Associated PressWASHINGTON — The Great Migration, the 60-year escape from segregation and racism that brought American blacks to the North, has reversed course. Better jobs and quality of life in the South are beckoning, as is the lure of something more intangible: a sense of home.

“It’s no coincidence that the shift is happening as we encounter economic turmoil that is being felt disproportionately among blacks, such as mortgage foreclosures, loss of jobs and economic devastation in major Northern hubs,” said Hilary Shelton, director of the NAACP’s Washington bureau. “With major changes and less racial devastation in the South, people are finding their way back.”

The nation’s black population grew by roughly 1.7 million over the last decade. About 75 percent of that growth occurred in the South — primarily metropolitan areas such as Atlanta, Dallas, Houston, Miami and Charlotte, North Carolina. That’s up from 65 percent in the 1990s, according to the latest census estimates.

The gains came primarily at the expense of Northern metro areas such as New York and Chicago, which posted their first declines in black population since at least 1980.

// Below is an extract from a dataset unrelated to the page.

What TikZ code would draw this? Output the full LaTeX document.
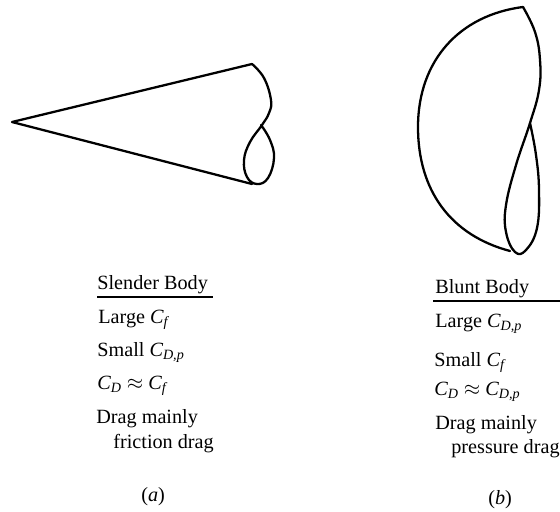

Illinois had its first decline in the black population in the state’s history, with the number of African Americans decreasing by 1.3 percent since 2000, according to official 2010 census figures released Feb. 15.

In all, about 57 percent of U.S. blacks now live in the South, a jump from the 53 percent share in the 1970s, according to an analysis of census data by William H. Frey, a demographer at the Brookings Institution.

It was the surest sign yet of a sustained reverse migration to the South following the exodus of millions of blacks to the Midwest, Northeast and West in the Great Migration from 1910 to 1970.

The converts include Shelton Haynes, 33, a housing manager in Atlanta. He grew up in New York City and lived in Harlem for many years with his wife and two children before growing weary of the cost of living and hectic pace. After considering other places in the South such as Charlotte, the two settled on Atlanta, where Haynes’ brother, sister-in-law and parents now also live.

“We have a great support network of family and friends here and there is good community involvement, with our kids involved in swimming, tennis and basketball,” Haynes said. “In Atlanta, I also see a lot of African Americans do very well in a variety of professions, so it was good to see things changing.”

The findings, based on 2009 data, are expected to be highlighted in official 2010 results that show changes in non-Hispanic black populations in states such as Texas, New York, Georgia and Florida. The recent census figures for blacks refer to non-Hispanic blacks, which the Census Bureau began calculating separately in 1980.

Historically, the South was home to roughly 90 percent of the nation’s blacks from 1790 until 1910, when African Americans began to migrate northward to escape racism and seek jobs in industrial centers such as Detroit, New York and Chicago during World War I.

After the decades-long Great Migration, the share of blacks in the South hit a low of about 53 percent in the 1970s, before civil rights legislation and the passage of time began to improve the social climate in the region. The current 57 percent share of blacks living in the South is the highest level since 1960. The latest estimates show that the Atlanta metropolitan area increased by more than half a million blacks over the last decade to about 1.7 million, making it the metro area with the second-largest black population. Despite losing blacks, the New York metro area continued to be home to the largest black population, at roughly 3.2 million.

The Chicago metropolitan area, which previously was ranked No. 2 in black population, slipped to No. 3.

Broken down by state, Georgia was tops in the total number of African Americans, edging out New York state. It was followed by Texas, Florida and California. California in recent decades has seen its black population slip or remain largely unchanged.

In December, the Census Bureau reported the nation’s population was 308.7 million, up from 281.4 million a decade ago. Most of the population growth occurred in the South and West, where some states stand to gain seats in Congress to reflect their increases in population. Florida will gain two.